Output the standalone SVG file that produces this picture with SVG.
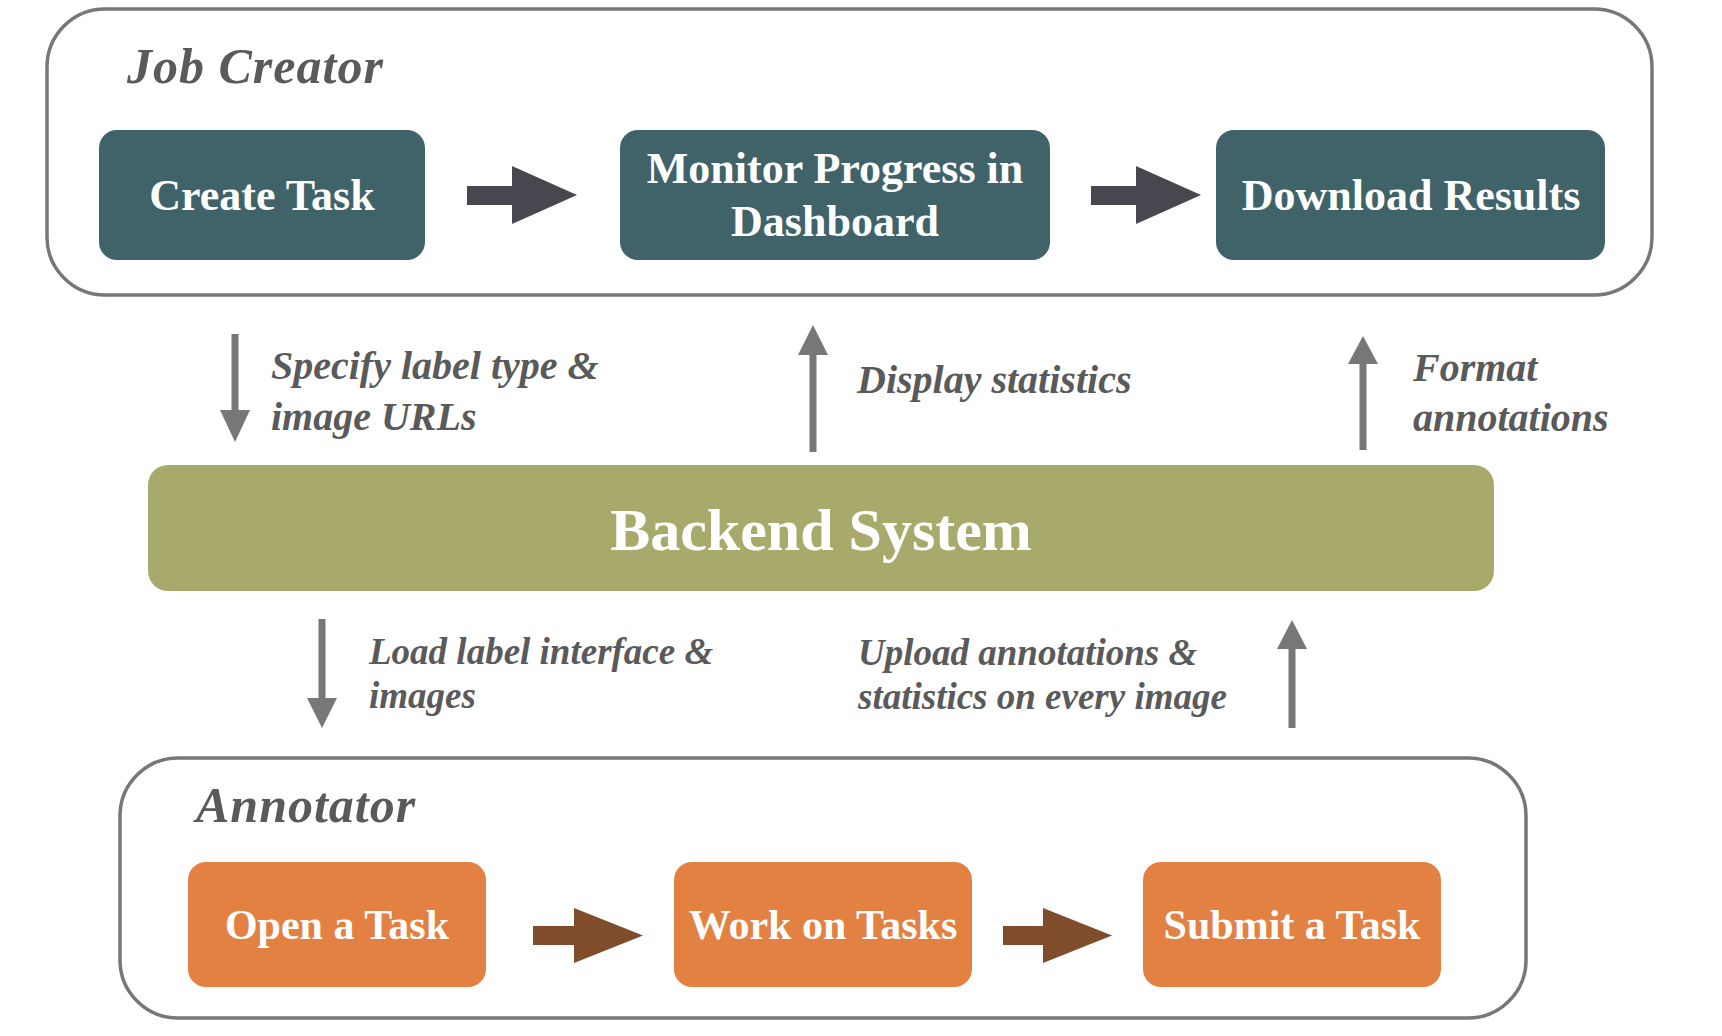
<svg xmlns="http://www.w3.org/2000/svg" width="1722" height="1036" viewBox="0 0 1722 1036">
<style>
.frame{fill:#fff;stroke:#777;stroke-width:3.5}
.teal{fill:#3f6368}
.olive{fill:#a8aa6b}
.orange{fill:#e28142}
.nt{font-family:"Liberation Serif","Times New Roman",serif;font-weight:bold;fill:#fff;text-anchor:middle}
.title{font-family:"Liberation Serif","Times New Roman",serif;font-weight:bold;font-style:italic;fill:#5a5a5a;font-size:50px;letter-spacing:1px}
.lbl{font-family:"Liberation Serif","Times New Roman",serif;font-weight:bold;font-style:italic;fill:#5a5a5a}
.conn{stroke:#777;stroke-width:7;fill:none}
.head{fill:#777}
.darr{fill:#4a4650}
.barr{fill:#7f4d2c}
</style>
<rect width="1722" height="1036" fill="#fff"/>
<g id="job-creator">
<rect class="frame" x="47" y="9" width="1605" height="286" rx="58" ry="58"/>
<text class="title" x="127" y="83">Job Creator</text>
</g>
<g id="annotator">
<rect class="frame" x="120" y="758" width="1406" height="260" rx="58" ry="58"/>
<text class="title" x="196" y="822">Annotator</text>
</g>
<g id="create-task">
<rect class="teal" x="99" y="130" width="326" height="130" rx="18"/>
<text class="nt" x="262" y="210" font-size="44">Create Task</text>
</g>
<g id="monitor-progress">
<rect class="teal" x="620" y="130" width="430" height="130" rx="18"/>
<text class="nt" x="835" y="183" font-size="44">Monitor Progress in</text>
<text class="nt" x="835" y="236" font-size="44">Dashboard</text>
</g>
<g id="download-results">
<rect class="teal" x="1216" y="130" width="389" height="130" rx="18"/>
<text class="nt" x="1411" y="210" font-size="44">Download Results</text>
</g>
<g id="backend-system">
<rect class="olive" x="148" y="465" width="1346" height="126" rx="20"/>
<text class="nt" x="821" y="550" font-size="60">Backend System</text>
</g>
<g id="open-task">
<rect class="orange" x="188" y="862" width="298" height="125" rx="18"/>
<text class="nt" x="337" y="939" font-size="42">Open a Task</text>
</g>
<g id="work-tasks">
<rect class="orange" x="674" y="862" width="298" height="125" rx="18"/>
<text class="nt" x="823" y="939" font-size="42">Work on Tasks</text>
</g>
<g id="submit-task">
<rect class="orange" x="1143" y="862" width="298" height="125" rx="18"/>
<text class="nt" x="1292" y="939" font-size="42">Submit a Task</text>
</g>
<g id="connectors">
<polygon class="darr" points="467,186 512,186 512,166 577,195 512,224 512,205 467,205"/>
<polygon class="darr" points="1091,186 1136,186 1136,166 1201,195 1136,224 1136,205 1091,205"/>
<polygon class="barr" points="533,926 574,926 574,908 643,935.5 574,963 574,945 533,945"/>
<polygon class="barr" points="1003,926 1043,926 1043,908 1112,935.5 1043,963 1043,945 1003,945"/>
<line class="conn" x1="235" y1="334" x2="235" y2="412"/>
<polygon class="head" points="220,410 250,410 235,442"/>
<line class="conn" x1="813" y1="452" x2="813" y2="352"/>
<polygon class="head" points="798,355 828,355 813,325"/>
<line class="conn" x1="1363" y1="450" x2="1363" y2="362"/>
<polygon class="head" points="1348,364 1378,364 1363,336"/>
<line class="conn" x1="322" y1="619" x2="322" y2="700"/>
<polygon class="head" points="307,698 337,698 322,728"/>
<line class="conn" x1="1292" y1="728" x2="1292" y2="646"/>
<polygon class="head" points="1277,649 1307,649 1292,620"/>
<text class="lbl" font-size="40"><tspan x="271" y="379">Specify label type &amp;</tspan><tspan x="271" y="430">image URLs</tspan></text>
<text class="lbl" font-size="40" x="857" y="393">Display statistics</text>
<text class="lbl" font-size="40"><tspan x="1413" y="381">Format</tspan><tspan x="1413" y="431">annotations</tspan></text>
<text class="lbl" font-size="37"><tspan x="369" y="664">Load label interface &amp;</tspan><tspan x="369" y="708">images</tspan></text>
<text class="lbl" font-size="37"><tspan x="858" y="665">Upload annotations &amp;</tspan><tspan x="858" y="709">statistics on every image</tspan></text>
</g>
</svg>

====

> Directions for this task: Your task is to repeat the data above exactly while excluding the pictures.

> Solution below:
Output the standalone SVG file that produces this picture with SVG.
<svg xmlns="http://www.w3.org/2000/svg" width="1722" height="1036" viewBox="0 0 1722 1036">
<style>
.frame{fill:#fff;stroke:#777;stroke-width:3.5}
.teal{fill:#3f6368}
.olive{fill:#a8aa6b}
.orange{fill:#e28142}
.nt{font-family:"Liberation Serif","Times New Roman",serif;font-weight:bold;fill:#fff;text-anchor:middle}
.title{font-family:"Liberation Serif","Times New Roman",serif;font-weight:bold;font-style:italic;fill:#5a5a5a;font-size:50px;letter-spacing:1px}
.lbl{font-family:"Liberation Serif","Times New Roman",serif;font-weight:bold;font-style:italic;fill:#5a5a5a}
.conn{stroke:#777;stroke-width:7;fill:none}
.head{fill:#777}
.darr{fill:#4a4650}
.barr{fill:#7f4d2c}
</style>
<rect width="1722" height="1036" fill="#fff"/>
<g id="job-creator">
<rect class="frame" x="47" y="9" width="1605" height="286" rx="58" ry="58"/>
<text class="title" x="127" y="83">Job Creator</text>
</g>
<g id="annotator">
<rect class="frame" x="120" y="758" width="1406" height="260" rx="58" ry="58"/>
<text class="title" x="196" y="822">Annotator</text>
</g>
<g id="create-task">
<rect class="teal" x="99" y="130" width="326" height="130" rx="18"/>
<text class="nt" x="262" y="210" font-size="44">Create Task</text>
</g>
<g id="monitor-progress">
<rect class="teal" x="620" y="130" width="430" height="130" rx="18"/>
<text class="nt" x="835" y="183" font-size="44">Monitor Progress in</text>
<text class="nt" x="835" y="236" font-size="44">Dashboard</text>
</g>
<g id="download-results">
<rect class="teal" x="1216" y="130" width="389" height="130" rx="18"/>
<text class="nt" x="1411" y="210" font-size="44">Download Results</text>
</g>
<g id="backend-system">
<rect class="olive" x="148" y="465" width="1346" height="126" rx="20"/>
<text class="nt" x="821" y="550" font-size="60">Backend System</text>
</g>
<g id="open-task">
<rect class="orange" x="188" y="862" width="298" height="125" rx="18"/>
<text class="nt" x="337" y="939" font-size="42">Open a Task</text>
</g>
<g id="work-tasks">
<rect class="orange" x="674" y="862" width="298" height="125" rx="18"/>
<text class="nt" x="823" y="939" font-size="42">Work on Tasks</text>
</g>
<g id="submit-task">
<rect class="orange" x="1143" y="862" width="298" height="125" rx="18"/>
<text class="nt" x="1292" y="939" font-size="42">Submit a Task</text>
</g>
<g id="connectors">
<polygon class="darr" points="467,186 512,186 512,166 577,195 512,224 512,205 467,205"/>
<polygon class="darr" points="1091,186 1136,186 1136,166 1201,195 1136,224 1136,205 1091,205"/>
<polygon class="barr" points="533,926 574,926 574,908 643,935.5 574,963 574,945 533,945"/>
<polygon class="barr" points="1003,926 1043,926 1043,908 1112,935.5 1043,963 1043,945 1003,945"/>
<line class="conn" x1="235" y1="334" x2="235" y2="412"/>
<polygon class="head" points="220,410 250,410 235,442"/>
<line class="conn" x1="813" y1="452" x2="813" y2="352"/>
<polygon class="head" points="798,355 828,355 813,325"/>
<line class="conn" x1="1363" y1="450" x2="1363" y2="362"/>
<polygon class="head" points="1348,364 1378,364 1363,336"/>
<line class="conn" x1="322" y1="619" x2="322" y2="700"/>
<polygon class="head" points="307,698 337,698 322,728"/>
<line class="conn" x1="1292" y1="728" x2="1292" y2="646"/>
<polygon class="head" points="1277,649 1307,649 1292,620"/>
<text class="lbl" font-size="40"><tspan x="271" y="379">Specify label type &amp;</tspan><tspan x="271" y="430">image URLs</tspan></text>
<text class="lbl" font-size="40" x="857" y="393">Display statistics</text>
<text class="lbl" font-size="40"><tspan x="1413" y="381">Format</tspan><tspan x="1413" y="431">annotations</tspan></text>
<text class="lbl" font-size="37"><tspan x="369" y="664">Load label interface &amp;</tspan><tspan x="369" y="708">images</tspan></text>
<text class="lbl" font-size="37"><tspan x="858" y="665">Upload annotations &amp;</tspan><tspan x="858" y="709">statistics on every image</tspan></text>
</g>
</svg>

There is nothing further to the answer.